_What the task asks_. In the material below, identify each line bearing the word "this". Reproduce those lines.

START Exercise inputs

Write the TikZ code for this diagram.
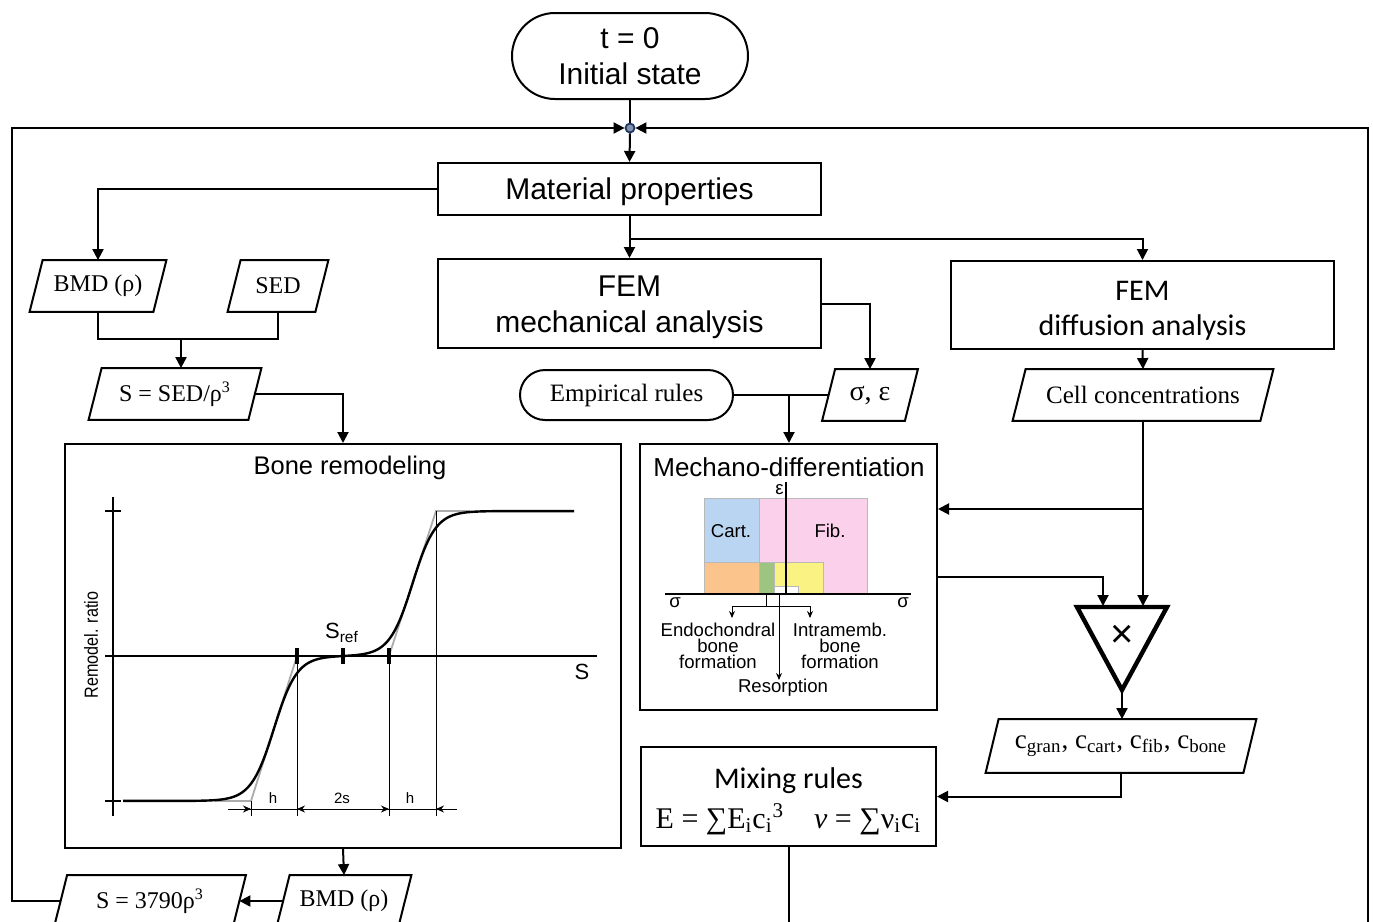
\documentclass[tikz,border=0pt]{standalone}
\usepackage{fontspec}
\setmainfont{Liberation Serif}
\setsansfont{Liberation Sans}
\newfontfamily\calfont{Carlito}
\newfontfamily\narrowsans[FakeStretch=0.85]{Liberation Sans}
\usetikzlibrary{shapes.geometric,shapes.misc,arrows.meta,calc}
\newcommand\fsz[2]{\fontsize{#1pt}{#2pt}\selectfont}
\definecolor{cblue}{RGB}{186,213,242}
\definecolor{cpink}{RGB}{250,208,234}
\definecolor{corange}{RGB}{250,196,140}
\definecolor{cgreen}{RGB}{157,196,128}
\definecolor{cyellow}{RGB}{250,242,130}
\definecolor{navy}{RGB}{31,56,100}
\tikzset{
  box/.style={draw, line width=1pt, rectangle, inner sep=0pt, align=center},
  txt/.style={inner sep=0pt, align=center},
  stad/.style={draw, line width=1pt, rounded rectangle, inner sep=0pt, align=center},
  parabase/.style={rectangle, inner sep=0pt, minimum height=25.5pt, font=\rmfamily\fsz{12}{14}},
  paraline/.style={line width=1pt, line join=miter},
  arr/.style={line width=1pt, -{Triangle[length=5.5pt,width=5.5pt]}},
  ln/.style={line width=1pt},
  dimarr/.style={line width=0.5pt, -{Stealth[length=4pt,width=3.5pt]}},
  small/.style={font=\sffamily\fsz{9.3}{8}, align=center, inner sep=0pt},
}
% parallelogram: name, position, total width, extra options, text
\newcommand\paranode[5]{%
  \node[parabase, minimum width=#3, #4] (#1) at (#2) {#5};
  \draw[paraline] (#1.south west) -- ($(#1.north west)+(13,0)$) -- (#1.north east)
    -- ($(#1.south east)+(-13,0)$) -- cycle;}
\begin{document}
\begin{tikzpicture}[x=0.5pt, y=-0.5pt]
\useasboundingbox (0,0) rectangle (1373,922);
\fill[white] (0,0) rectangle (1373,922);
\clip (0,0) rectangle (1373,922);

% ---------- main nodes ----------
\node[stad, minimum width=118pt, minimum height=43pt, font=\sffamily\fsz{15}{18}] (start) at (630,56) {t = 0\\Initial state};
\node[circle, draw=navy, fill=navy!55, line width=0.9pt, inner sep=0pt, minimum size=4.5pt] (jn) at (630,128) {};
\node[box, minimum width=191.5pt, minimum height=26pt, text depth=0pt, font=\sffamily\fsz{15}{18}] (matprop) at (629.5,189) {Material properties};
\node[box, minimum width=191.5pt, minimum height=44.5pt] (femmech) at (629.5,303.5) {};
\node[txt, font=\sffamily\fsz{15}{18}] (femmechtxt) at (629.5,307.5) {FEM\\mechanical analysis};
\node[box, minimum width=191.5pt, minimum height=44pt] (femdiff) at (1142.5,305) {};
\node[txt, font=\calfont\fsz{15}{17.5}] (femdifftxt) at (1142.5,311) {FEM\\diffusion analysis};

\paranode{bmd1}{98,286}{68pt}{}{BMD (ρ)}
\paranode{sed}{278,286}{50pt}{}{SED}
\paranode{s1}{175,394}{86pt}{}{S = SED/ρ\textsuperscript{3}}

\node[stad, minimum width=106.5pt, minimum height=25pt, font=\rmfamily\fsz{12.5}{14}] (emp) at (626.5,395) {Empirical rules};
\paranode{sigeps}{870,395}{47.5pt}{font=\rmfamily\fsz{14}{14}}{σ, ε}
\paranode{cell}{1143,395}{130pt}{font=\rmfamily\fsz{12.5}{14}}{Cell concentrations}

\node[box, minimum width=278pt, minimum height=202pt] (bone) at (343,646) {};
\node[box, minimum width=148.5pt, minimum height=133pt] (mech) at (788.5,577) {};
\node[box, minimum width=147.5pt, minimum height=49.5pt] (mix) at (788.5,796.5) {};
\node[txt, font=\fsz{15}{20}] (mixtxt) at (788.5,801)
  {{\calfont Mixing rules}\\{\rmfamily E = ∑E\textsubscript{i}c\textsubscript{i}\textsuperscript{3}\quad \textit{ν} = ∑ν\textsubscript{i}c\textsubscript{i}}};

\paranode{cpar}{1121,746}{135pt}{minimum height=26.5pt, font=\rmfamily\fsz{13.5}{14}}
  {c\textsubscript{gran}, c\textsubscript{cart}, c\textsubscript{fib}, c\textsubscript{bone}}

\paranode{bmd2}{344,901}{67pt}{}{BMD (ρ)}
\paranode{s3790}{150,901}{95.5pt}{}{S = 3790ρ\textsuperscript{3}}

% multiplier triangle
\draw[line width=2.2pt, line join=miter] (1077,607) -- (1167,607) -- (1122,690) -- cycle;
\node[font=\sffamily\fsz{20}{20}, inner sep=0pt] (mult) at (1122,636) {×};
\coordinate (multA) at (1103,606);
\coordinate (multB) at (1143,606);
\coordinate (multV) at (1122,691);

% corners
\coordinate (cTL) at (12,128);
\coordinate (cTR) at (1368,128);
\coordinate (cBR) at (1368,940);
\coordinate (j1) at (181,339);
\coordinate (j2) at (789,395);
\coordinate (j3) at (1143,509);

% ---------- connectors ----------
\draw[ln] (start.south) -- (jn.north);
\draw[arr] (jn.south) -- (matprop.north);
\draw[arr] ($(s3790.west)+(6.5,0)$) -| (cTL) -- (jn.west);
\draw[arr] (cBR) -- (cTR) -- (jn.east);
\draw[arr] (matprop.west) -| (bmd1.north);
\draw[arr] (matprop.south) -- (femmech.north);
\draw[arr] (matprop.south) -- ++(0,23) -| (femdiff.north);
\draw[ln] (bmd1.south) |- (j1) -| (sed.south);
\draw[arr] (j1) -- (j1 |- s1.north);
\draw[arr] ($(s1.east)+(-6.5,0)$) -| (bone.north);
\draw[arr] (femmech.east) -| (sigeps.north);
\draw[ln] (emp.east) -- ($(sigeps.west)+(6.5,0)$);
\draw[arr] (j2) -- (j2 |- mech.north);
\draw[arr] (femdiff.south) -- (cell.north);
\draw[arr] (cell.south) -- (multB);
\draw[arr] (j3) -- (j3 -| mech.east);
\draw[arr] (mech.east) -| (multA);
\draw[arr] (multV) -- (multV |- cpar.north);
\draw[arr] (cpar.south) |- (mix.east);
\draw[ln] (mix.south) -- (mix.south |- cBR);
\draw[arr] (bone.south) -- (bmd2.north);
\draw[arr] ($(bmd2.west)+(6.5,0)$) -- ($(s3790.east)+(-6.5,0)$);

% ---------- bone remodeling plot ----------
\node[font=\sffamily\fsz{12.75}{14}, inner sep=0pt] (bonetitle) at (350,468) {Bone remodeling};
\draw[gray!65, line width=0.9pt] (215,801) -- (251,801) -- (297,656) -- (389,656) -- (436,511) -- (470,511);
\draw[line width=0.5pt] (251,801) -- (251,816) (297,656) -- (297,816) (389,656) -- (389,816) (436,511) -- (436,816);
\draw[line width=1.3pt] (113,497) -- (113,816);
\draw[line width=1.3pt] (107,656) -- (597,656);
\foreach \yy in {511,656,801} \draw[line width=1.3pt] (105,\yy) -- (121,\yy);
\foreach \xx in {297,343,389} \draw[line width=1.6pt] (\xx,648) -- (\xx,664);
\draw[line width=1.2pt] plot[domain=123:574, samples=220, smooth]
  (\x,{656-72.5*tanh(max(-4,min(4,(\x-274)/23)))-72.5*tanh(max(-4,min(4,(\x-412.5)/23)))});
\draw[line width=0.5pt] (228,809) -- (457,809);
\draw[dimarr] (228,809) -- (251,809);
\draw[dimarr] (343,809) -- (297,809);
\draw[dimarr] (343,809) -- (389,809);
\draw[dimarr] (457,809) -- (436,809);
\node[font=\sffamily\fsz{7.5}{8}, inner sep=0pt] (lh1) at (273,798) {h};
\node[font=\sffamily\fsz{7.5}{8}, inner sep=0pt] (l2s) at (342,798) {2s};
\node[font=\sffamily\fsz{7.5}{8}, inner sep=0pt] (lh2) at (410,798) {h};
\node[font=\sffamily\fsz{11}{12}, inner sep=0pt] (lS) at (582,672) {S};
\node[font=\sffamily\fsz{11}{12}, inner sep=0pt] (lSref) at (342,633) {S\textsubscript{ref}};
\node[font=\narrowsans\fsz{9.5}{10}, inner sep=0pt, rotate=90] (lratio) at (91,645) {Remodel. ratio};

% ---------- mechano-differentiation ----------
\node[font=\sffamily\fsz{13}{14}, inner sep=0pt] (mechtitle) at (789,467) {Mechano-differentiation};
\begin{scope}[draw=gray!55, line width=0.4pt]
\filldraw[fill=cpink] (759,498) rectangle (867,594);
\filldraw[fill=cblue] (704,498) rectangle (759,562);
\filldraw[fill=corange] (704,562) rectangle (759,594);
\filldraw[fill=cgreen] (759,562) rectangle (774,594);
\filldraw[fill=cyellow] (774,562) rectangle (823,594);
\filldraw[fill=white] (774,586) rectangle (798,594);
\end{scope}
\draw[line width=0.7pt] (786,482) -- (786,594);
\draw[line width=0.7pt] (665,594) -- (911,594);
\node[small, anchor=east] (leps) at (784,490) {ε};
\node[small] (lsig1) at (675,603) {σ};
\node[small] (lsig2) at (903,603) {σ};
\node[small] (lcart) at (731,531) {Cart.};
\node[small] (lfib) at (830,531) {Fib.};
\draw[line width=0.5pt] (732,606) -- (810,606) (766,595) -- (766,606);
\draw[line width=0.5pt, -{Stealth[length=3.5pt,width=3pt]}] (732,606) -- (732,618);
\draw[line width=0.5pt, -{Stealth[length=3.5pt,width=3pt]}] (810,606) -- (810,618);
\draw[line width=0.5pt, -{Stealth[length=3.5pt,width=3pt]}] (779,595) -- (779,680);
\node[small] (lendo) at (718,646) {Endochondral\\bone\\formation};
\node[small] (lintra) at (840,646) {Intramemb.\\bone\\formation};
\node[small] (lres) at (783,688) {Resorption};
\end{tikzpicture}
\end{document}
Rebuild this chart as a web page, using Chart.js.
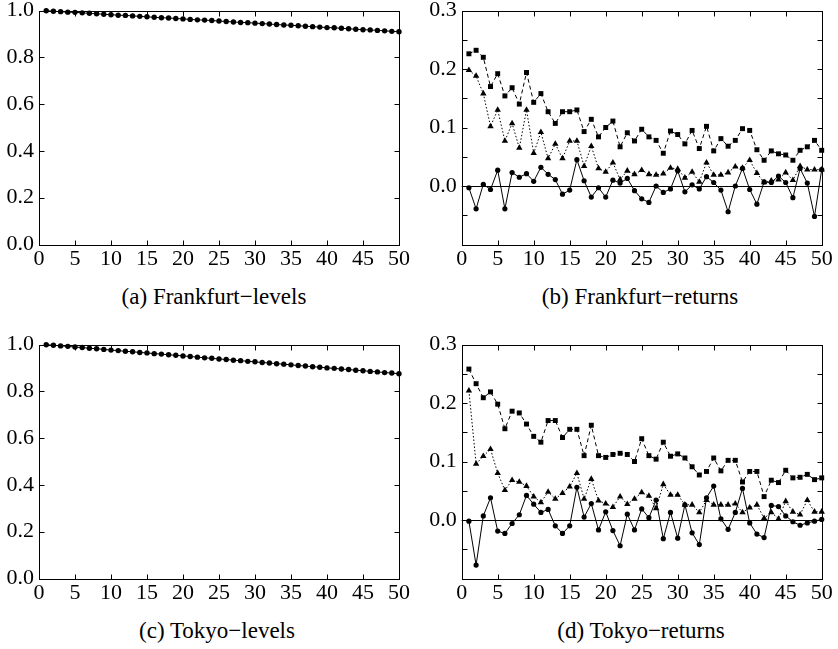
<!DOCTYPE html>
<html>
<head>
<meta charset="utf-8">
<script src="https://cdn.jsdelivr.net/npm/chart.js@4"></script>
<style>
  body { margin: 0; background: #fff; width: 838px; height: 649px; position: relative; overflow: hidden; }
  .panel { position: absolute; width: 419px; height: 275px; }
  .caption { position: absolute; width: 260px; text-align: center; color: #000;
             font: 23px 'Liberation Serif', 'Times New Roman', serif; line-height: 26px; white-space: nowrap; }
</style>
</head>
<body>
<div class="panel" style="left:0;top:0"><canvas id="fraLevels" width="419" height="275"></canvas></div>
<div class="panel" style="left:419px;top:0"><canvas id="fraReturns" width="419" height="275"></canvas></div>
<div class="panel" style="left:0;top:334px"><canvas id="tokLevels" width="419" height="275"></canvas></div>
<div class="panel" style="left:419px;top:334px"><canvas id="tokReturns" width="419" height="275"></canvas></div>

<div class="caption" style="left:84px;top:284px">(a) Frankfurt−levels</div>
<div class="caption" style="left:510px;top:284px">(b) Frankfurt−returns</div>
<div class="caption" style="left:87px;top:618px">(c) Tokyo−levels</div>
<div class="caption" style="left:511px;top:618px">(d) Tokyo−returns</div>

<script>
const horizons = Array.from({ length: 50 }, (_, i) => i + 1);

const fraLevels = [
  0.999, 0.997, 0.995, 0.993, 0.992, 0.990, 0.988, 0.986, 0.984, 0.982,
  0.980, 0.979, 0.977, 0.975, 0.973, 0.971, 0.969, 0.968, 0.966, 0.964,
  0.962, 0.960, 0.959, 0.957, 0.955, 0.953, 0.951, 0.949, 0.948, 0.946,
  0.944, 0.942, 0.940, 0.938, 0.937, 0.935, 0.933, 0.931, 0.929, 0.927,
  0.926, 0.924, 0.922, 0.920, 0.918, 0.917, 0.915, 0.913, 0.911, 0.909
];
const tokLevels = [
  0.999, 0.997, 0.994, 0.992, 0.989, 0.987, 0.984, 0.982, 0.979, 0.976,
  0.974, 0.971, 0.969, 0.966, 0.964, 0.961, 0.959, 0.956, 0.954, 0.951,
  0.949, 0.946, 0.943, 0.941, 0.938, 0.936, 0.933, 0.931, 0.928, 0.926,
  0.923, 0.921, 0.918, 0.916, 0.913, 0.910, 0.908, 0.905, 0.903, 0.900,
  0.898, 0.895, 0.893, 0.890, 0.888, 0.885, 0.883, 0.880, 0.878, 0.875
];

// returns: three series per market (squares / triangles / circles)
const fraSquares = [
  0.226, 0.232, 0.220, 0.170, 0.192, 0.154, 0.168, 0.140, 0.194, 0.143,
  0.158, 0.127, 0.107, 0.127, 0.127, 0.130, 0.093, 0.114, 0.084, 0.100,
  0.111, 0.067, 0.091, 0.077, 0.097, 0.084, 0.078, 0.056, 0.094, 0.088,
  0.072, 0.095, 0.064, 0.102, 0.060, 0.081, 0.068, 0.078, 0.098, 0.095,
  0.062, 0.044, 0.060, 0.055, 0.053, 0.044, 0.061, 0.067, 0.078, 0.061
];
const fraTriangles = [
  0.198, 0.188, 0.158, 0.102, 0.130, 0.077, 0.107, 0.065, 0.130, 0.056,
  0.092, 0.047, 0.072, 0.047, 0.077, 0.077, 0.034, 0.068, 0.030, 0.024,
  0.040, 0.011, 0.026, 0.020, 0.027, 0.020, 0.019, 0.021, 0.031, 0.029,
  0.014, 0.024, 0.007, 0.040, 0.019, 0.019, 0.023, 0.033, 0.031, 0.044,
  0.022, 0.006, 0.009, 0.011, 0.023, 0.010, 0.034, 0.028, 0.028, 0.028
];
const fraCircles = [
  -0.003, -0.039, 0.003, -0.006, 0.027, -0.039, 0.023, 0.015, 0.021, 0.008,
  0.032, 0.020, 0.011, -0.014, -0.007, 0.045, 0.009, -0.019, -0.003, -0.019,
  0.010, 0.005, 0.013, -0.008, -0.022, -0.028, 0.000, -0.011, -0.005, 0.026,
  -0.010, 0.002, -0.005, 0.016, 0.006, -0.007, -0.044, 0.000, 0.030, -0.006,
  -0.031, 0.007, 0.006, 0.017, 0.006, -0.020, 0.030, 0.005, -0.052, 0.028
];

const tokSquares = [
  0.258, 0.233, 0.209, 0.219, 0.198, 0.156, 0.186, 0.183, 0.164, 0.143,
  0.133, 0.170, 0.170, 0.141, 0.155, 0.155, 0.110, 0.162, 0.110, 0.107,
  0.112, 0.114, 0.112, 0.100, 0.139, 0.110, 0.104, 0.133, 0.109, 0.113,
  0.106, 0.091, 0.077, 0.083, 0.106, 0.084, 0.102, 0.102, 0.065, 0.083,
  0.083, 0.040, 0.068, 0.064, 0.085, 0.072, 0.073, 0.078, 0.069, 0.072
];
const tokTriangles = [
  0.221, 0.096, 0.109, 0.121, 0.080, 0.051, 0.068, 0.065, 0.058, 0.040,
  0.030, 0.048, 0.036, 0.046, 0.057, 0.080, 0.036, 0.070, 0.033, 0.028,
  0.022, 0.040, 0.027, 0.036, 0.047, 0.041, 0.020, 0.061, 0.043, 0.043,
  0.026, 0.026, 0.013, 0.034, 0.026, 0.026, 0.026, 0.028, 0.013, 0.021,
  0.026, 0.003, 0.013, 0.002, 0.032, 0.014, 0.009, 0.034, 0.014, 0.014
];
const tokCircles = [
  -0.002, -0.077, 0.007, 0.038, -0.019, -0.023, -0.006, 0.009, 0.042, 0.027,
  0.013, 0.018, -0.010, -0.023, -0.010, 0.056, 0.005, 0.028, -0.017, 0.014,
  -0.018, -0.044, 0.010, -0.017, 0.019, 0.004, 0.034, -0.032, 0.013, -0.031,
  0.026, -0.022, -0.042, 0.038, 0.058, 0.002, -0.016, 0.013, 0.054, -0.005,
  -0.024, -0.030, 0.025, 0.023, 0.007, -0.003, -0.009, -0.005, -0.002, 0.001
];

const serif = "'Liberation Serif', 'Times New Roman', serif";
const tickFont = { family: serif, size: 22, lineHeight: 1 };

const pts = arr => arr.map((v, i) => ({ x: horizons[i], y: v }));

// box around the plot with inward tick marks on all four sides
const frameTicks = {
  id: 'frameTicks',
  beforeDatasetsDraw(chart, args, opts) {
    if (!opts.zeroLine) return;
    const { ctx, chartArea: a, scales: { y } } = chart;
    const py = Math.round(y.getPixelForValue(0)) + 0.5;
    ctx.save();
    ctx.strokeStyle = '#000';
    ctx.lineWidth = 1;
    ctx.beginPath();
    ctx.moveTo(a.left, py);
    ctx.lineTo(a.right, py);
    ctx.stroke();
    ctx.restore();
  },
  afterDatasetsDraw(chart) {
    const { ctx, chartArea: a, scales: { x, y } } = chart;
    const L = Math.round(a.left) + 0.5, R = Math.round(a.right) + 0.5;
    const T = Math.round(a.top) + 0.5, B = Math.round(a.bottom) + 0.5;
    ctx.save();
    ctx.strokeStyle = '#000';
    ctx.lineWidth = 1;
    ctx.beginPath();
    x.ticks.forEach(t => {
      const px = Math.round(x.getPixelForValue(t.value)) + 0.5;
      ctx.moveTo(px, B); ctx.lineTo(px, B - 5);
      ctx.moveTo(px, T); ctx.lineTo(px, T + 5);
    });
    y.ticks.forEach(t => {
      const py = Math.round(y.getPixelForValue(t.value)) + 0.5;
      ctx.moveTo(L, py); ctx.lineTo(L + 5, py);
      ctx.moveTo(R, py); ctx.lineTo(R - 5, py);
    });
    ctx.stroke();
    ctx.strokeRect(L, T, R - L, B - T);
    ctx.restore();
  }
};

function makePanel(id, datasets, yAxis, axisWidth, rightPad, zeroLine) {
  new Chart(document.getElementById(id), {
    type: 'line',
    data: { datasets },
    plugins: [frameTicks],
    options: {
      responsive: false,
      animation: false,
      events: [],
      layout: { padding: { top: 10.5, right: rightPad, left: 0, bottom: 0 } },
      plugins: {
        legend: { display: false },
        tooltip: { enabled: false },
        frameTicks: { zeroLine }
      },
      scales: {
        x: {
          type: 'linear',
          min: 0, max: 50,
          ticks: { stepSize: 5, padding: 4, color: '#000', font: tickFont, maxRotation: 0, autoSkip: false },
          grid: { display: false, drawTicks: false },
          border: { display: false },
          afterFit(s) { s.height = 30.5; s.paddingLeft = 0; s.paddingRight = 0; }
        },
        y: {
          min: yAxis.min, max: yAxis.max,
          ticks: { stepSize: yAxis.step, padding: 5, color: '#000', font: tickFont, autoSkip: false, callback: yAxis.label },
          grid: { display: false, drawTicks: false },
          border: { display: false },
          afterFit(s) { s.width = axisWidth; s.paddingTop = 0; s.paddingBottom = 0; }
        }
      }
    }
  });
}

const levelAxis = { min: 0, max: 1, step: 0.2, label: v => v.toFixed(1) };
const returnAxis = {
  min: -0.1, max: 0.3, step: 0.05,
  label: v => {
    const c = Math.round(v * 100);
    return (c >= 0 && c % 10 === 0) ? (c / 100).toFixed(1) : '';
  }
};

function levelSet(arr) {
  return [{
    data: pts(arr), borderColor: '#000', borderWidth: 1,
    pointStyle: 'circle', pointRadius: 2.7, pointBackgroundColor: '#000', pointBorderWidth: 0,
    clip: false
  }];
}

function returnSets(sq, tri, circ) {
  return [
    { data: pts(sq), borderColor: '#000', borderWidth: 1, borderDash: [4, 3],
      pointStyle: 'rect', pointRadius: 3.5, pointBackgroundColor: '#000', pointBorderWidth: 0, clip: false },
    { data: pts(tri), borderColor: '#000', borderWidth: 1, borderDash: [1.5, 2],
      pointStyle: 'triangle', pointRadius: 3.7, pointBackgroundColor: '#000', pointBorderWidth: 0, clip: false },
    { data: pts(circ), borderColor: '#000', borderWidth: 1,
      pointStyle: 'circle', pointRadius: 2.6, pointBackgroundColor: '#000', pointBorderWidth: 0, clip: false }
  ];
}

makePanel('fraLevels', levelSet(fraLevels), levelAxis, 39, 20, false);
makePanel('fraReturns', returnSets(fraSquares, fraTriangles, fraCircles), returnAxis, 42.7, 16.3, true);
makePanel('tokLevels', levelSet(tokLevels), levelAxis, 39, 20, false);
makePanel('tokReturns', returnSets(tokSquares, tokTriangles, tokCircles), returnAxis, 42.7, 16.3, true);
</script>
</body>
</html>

END Exercise inputs

_Written solution_.
Write the TikZ code for this diagram.
Rebuild this chart as a web page, using Chart.js.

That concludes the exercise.